Under current Thai law, individuals who are born with Thai and another nationality, naturalize as Thai citizens, or acquire a foreign nationality after birth are generally permitted to retain their Thai citizenship without issue.

The main categories affected include the following:

– Dual-national children: A common misconception is that individuals born with both Thai and foreign nationality must choose one citizenship upon reaching age 20. However, Section 14 of the Thai Nationality Act merely allows a one-year window after the 20th birthday for those wishing to renounce Thai nationality—typically in order to retain another nationality. There is no legal requirement to make such a choice, and no penalty for keeping both nationalities.

– Thai women acquiring a foreign spouse’s nationality: Before the 1992 amendment to the Nationality Act, Thai women who automatically acquired their foreign husband's nationality would lose their Thai citizenship. However, under the current Section 13, Thai citizenship is retained unless the individual formally submits a request to renounce it. Dual nationality is now permitted in such cases.

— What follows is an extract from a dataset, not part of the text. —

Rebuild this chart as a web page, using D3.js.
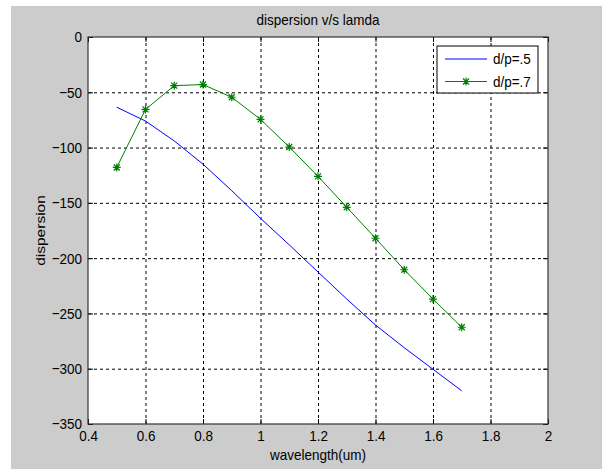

– Foreign women naturalizing through marriage to a Thai husband: Women who acquire Thai nationality through marriage are generally allowed to retain their original citizenship, unless their country of origin prohibits dual nationality. However, Thai citizenship may be revoked if the individual is found to have made a false declaration in their application, uses their foreign passport to enter or conduct legal matters in Thailand, resides outside Thailand for more than five years without maintaining domicile, engages in activities harmful to national security or public order, or retains the nationality of a state at war with Thailand.